The sanitation revolution, which started in the 18th century with the introduction of the flush toilet and sewers, "has saved more lives than any innovation in the history of public health or medical science," said Frank Rijsberman, director of the foundation's Water, Sanitation and Hygiene initiative.

It also boosted economic growth by reducing waterborne diseases such as cholera and severe diarrhea.

But that transformation reached only one-third of the world, and the problem has only grown worse.

About 40 percent of people still have no access to safe, sanitary toilets, and 1 billion practice open defecation, according to the World Health Organization. Food and water tainted with human waste cause diseases that lead to about 1.5 million deaths of children a year.

The new grants aim to develop affordable latrines, promote sanitation in communities and find new ways to capture and store waste, processing it into energy, fertilizer and even fresh water.

For an organization that often looks to vaccines to solve health problems, the focus on sanitation moves closer to the root of the problem.

"It's not a very popular topic," foundation co-chairwoman Melinda Gates said in a recent interview, "but in terms of really changing people's lives," sanitation is fundamental. "You're not going to build sewers all over the world," she said. For townships and slums, "it's too expensive."

The Gates Foundation is working closely with scientists from Intellectual Ventures, a Bellevue-based private company, to explore potential solutions. Those could include new designs for toilets, new uses for human waste as fuel and related projects.

In one project that received funding, a team from Stanford University proposed building a system in Nairobi that would turn human waste into a charcoal used for carbon capture and storage and would process 2 tons of waste daily.

A team from Switzerland aims to construct a functioning model of a toilet that turns urine into water for cleansing.

Some efforts to redesign the toilet in the past have gone nowhere.

"There have been a lot of toilet projects out there and a lot of failures," said Marla Smith-Nilson, executive director of Water 1st International, a Seattle-based nonprofit that supports community-run projects integrating water, toilets and hygiene education. She's seen some of the empty vessels end up being used to store corn.

The challenge is to convince people that toilets and hand-washing are essential, she said. "People say we've been living this way for thousands of years and we're fine."

The Gates Foundation acknowledged there are no silver bullets and progress will require long-term collaboration with local communities to meet their needs.

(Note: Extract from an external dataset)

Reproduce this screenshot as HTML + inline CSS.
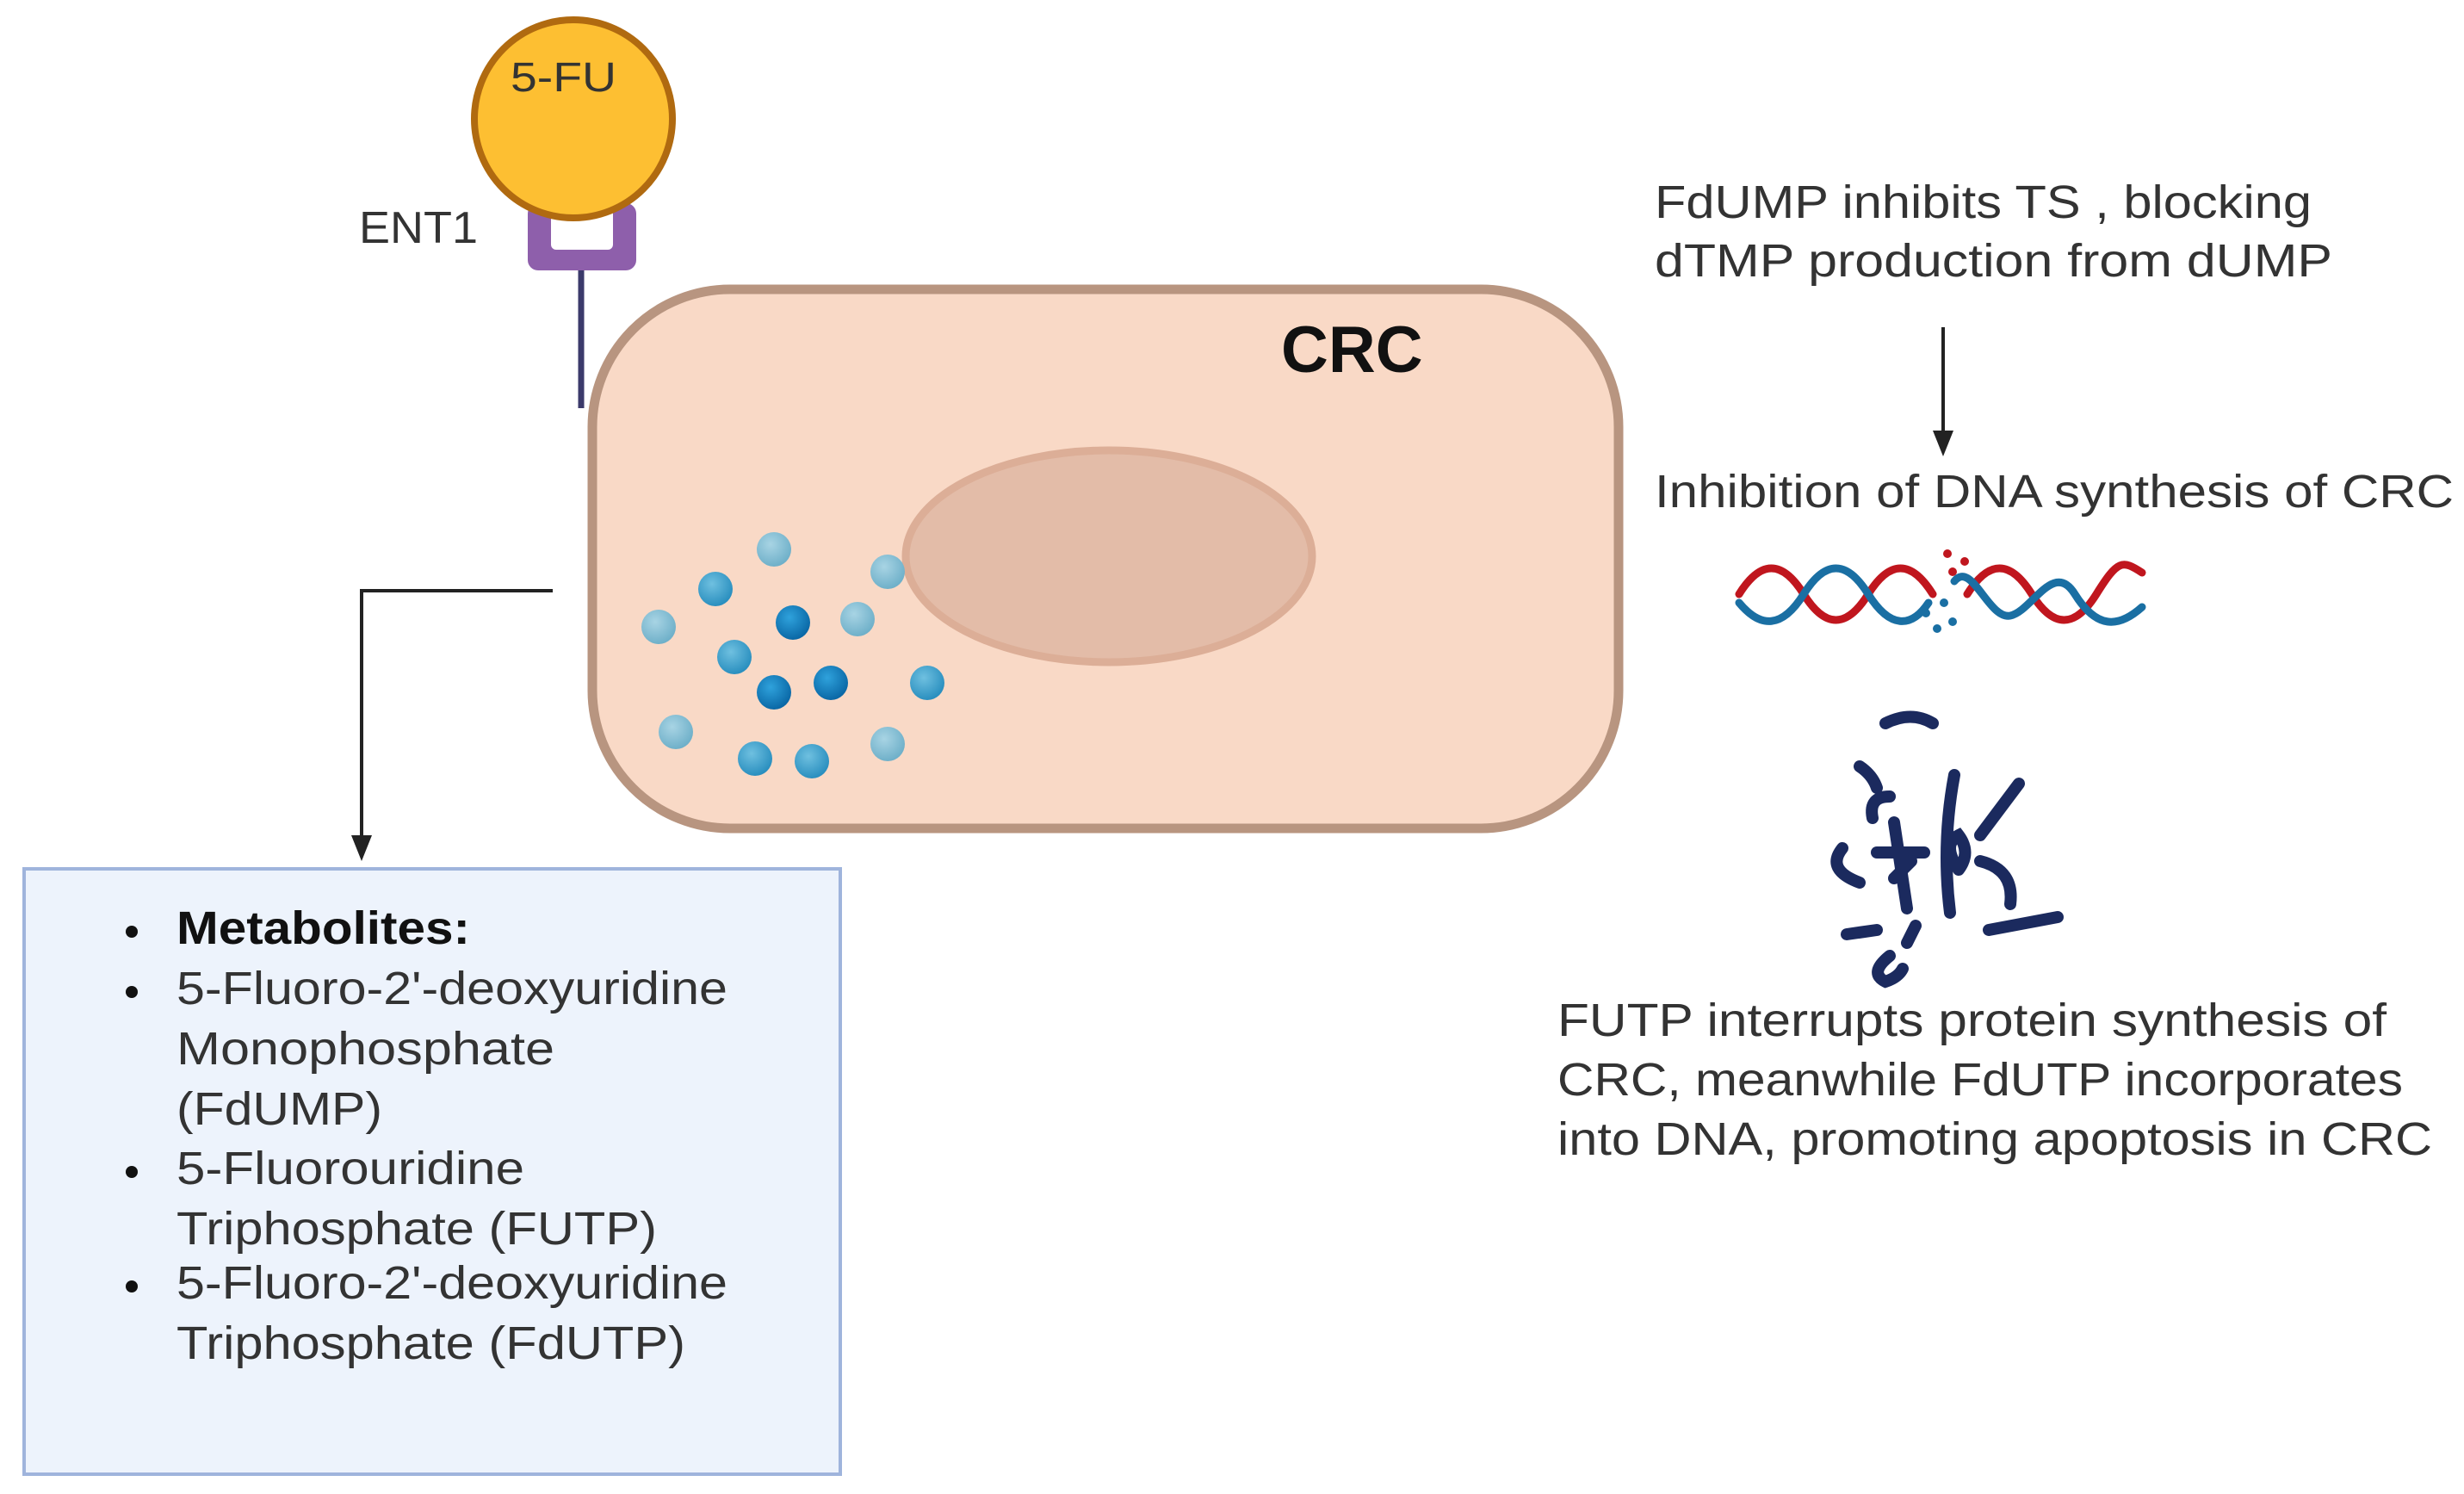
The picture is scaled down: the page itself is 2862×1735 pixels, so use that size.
<!DOCTYPE html>
<html><head><meta charset="utf-8"><style>
html,body{margin:0;padding:0;background:#fff;}
svg{display:block;}
text{font-family:"Liberation Sans",sans-serif;fill:#333;}
</style></head><body>
<svg width="2862" height="1735" viewBox="0 0 2862 1735" xmlns="http://www.w3.org/2000/svg">
<defs>
<radialGradient id="gl" cx="40%" cy="35%" r="65%"><stop offset="0" stop-color="#a8d4e4"/><stop offset="1" stop-color="#6fb0c9"/></radialGradient>
<radialGradient id="gm" cx="40%" cy="35%" r="65%"><stop offset="0" stop-color="#6fc0e0"/><stop offset="1" stop-color="#2a8fbf"/></radialGradient>
<radialGradient id="gd" cx="40%" cy="35%" r="65%"><stop offset="0" stop-color="#2fa2dc"/><stop offset="1" stop-color="#0a68a6"/></radialGradient>
</defs>

<rect x="688" y="336" width="1192" height="626" rx="160" ry="160" fill="#f9d9c6" stroke="#b89580" stroke-width="11"/>
<ellipse cx="1288" cy="646" rx="236" ry="123" fill="#e3bca8" stroke="#dcae97" stroke-width="9"/>
<text x="1488" y="432" font-size="76" font-weight="bold" style="fill:#111">CRC</text>

<g>
<circle cx="899" cy="638" r="20" fill="url(#gl)"/>
<circle cx="831" cy="684" r="20" fill="url(#gm)"/>
<circle cx="1031" cy="664" r="20" fill="url(#gl)"/>
<circle cx="765" cy="728" r="20" fill="url(#gl)"/>
<circle cx="921" cy="723" r="20" fill="url(#gd)"/>
<circle cx="996" cy="719" r="20" fill="url(#gl)"/>
<circle cx="853" cy="763" r="20" fill="url(#gm)"/>
<circle cx="899" cy="804" r="20" fill="url(#gd)"/>
<circle cx="965" cy="793" r="20" fill="url(#gd)"/>
<circle cx="1077" cy="793" r="20" fill="url(#gm)"/>
<circle cx="785" cy="850" r="20" fill="url(#gl)"/>
<circle cx="877" cy="881" r="20" fill="url(#gm)"/>
<circle cx="943" cy="884" r="20" fill="url(#gm)"/>
<circle cx="1031" cy="864" r="20" fill="url(#gl)"/>
</g>

<line x1="675" y1="310" x2="675" y2="474" stroke="#3b3a6b" stroke-width="7"/>
<rect x="613" y="236" width="126" height="78" rx="12" fill="#8e5fab"/>
<rect x="640" y="236" width="72" height="54" rx="6" fill="#fff"/>
<circle cx="666" cy="138" r="115" fill="#fdbf32" stroke="#b06a10" stroke-width="8"/>
<text x="593" y="106" font-size="48" textLength="123" lengthAdjust="spacingAndGlyphs">5-FU</text>
<text x="417" y="282" font-size="52" textLength="138" lengthAdjust="spacingAndGlyphs">ENT1</text>

<!-- connector -->
<polyline points="642,686 420,686 420,975" fill="none" stroke="#222" stroke-width="4"/>
<polygon points="408,970 432,970 420,1000" fill="#222"/>

<rect x="28" y="1009" width="948" height="703" fill="#edf3fc" stroke="#9fb4dc" stroke-width="4"/>
<g font-size="54">
<circle cx="153" cy="1082" r="7" fill="#111"/>
<text x="205" y="1096" font-weight="bold" style="fill:#111" textLength="341" lengthAdjust="spacingAndGlyphs">Metabolites:</text>
<circle cx="153" cy="1152" r="7" fill="#111"/>
<text x="205" y="1166" textLength="640" lengthAdjust="spacingAndGlyphs">5-Fluoro-2'-deoxyuridine</text>
<text x="205" y="1236" textLength="439" lengthAdjust="spacingAndGlyphs">Monophosphate</text>
<text x="205" y="1306" textLength="239" lengthAdjust="spacingAndGlyphs">(FdUMP)</text>
<circle cx="153" cy="1361" r="7" fill="#111"/>
<text x="205" y="1375" textLength="404" lengthAdjust="spacingAndGlyphs">5-Fluorouridine</text>
<text x="205" y="1445" textLength="558" lengthAdjust="spacingAndGlyphs">Triphosphate (FUTP)</text>
<circle cx="153" cy="1494" r="7" fill="#111"/>
<text x="205" y="1508" textLength="640" lengthAdjust="spacingAndGlyphs">5-Fluoro-2'-deoxyuridine</text>
<text x="205" y="1578" textLength="591" lengthAdjust="spacingAndGlyphs">Triphosphate (FdUTP)</text>
</g>

<g font-size="54">
<text x="1922" y="253" textLength="763" lengthAdjust="spacingAndGlyphs">FdUMP inhibits TS , blocking</text>
<text x="1922" y="321" textLength="787" lengthAdjust="spacingAndGlyphs">dTMP production from dUMP</text>
<text x="1922" y="589" textLength="928" lengthAdjust="spacingAndGlyphs">Inhibition of DNA synthesis of CRC</text>
<text x="1809" y="1203" textLength="963" lengthAdjust="spacingAndGlyphs">FUTP interrupts protein synthesis of</text>
<text x="1809" y="1272" textLength="982" lengthAdjust="spacingAndGlyphs">CRC, meanwhile FdUTP incorporates</text>
<text x="1809" y="1341" textLength="1016" lengthAdjust="spacingAndGlyphs">into DNA, promoting apoptosis in CRC</text>
</g>
<line x1="2257" y1="380" x2="2257" y2="505" stroke="#222" stroke-width="4"/>
<polygon points="2245,500 2269,500 2257,530" fill="#222"/>

<g fill="none" stroke-width="9" stroke-linecap="round">
<path d="M2020,690 C2045,650 2070,650 2095,690 S2145,730 2170,690 S2220,650 2245,690" stroke="#c0161e"/>
<path d="M2020,700 C2045,730 2070,730 2095,690 S2145,650 2170,690 S2220,730 2240,700" stroke="#1a6fa3"/>
<path d="M2285,690 C2310,650 2335,650 2360,690 S2410,730 2435,690 S2465,650 2488,665" stroke="#c0161e"/>
<path d="M2270,675 C2290,650 2310,720 2335,715 S2385,650 2410,690 S2460,730 2488,705" stroke="#1a6fa3"/>
</g>
<g fill="#c0161e"><circle cx="2262" cy="643" r="5"/><circle cx="2282" cy="652" r="5"/><circle cx="2268" cy="664" r="5"/></g>
<g fill="#1a6fa3"><circle cx="2237" cy="712" r="5"/><circle cx="2250" cy="730" r="5"/><circle cx="2268" cy="722" r="5"/><circle cx="2258" cy="700" r="5"/></g>

<g fill="none" stroke="#1b2a5e" stroke-width="14" stroke-linecap="round">
<path d="M2190,840 Q2220,825 2245,840"/>
<path d="M2160,890 Q2175,900 2180,915"/>
<path d="M2195,925 Q2170,925 2175,950"/>
<path d="M2140,985 Q2120,1010 2160,1025"/>
<path d="M2200,955 L2215,1055"/>
<path d="M2180,990 L2235,990"/>
<path d="M2220,1000 L2200,1020"/>
<path d="M2270,900 Q2255,980 2265,1060"/>
<path d="M2275,1010 Q2255,980 2275,970 Q2290,990 2275,1010"/>
<path d="M2300,970 L2345,910"/>
<path d="M2300,1000 Q2340,1010 2335,1050"/>
<path d="M2310,1080 L2390,1065"/>
<path d="M2145,1085 L2180,1080"/>
<path d="M2225,1075 L2215,1095"/>
<path d="M2195,1110 Q2170,1130 2190,1140 Q2205,1135 2210,1125"/>
</g>
</svg>
</body></html>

The grants announced Tuesday include $3 million toward a university challenge to develop a toilet that costs less than 5 cents a day without piped-in water, sewer connection or outside electricity; $8.5 million for a project with the U.S. Agency for International Development; $12 million to the African Development Bank for sanitation-management services; $10 million for a project co-funded by the German and Kenyan governments; and $8 million to UNESCO for education programs.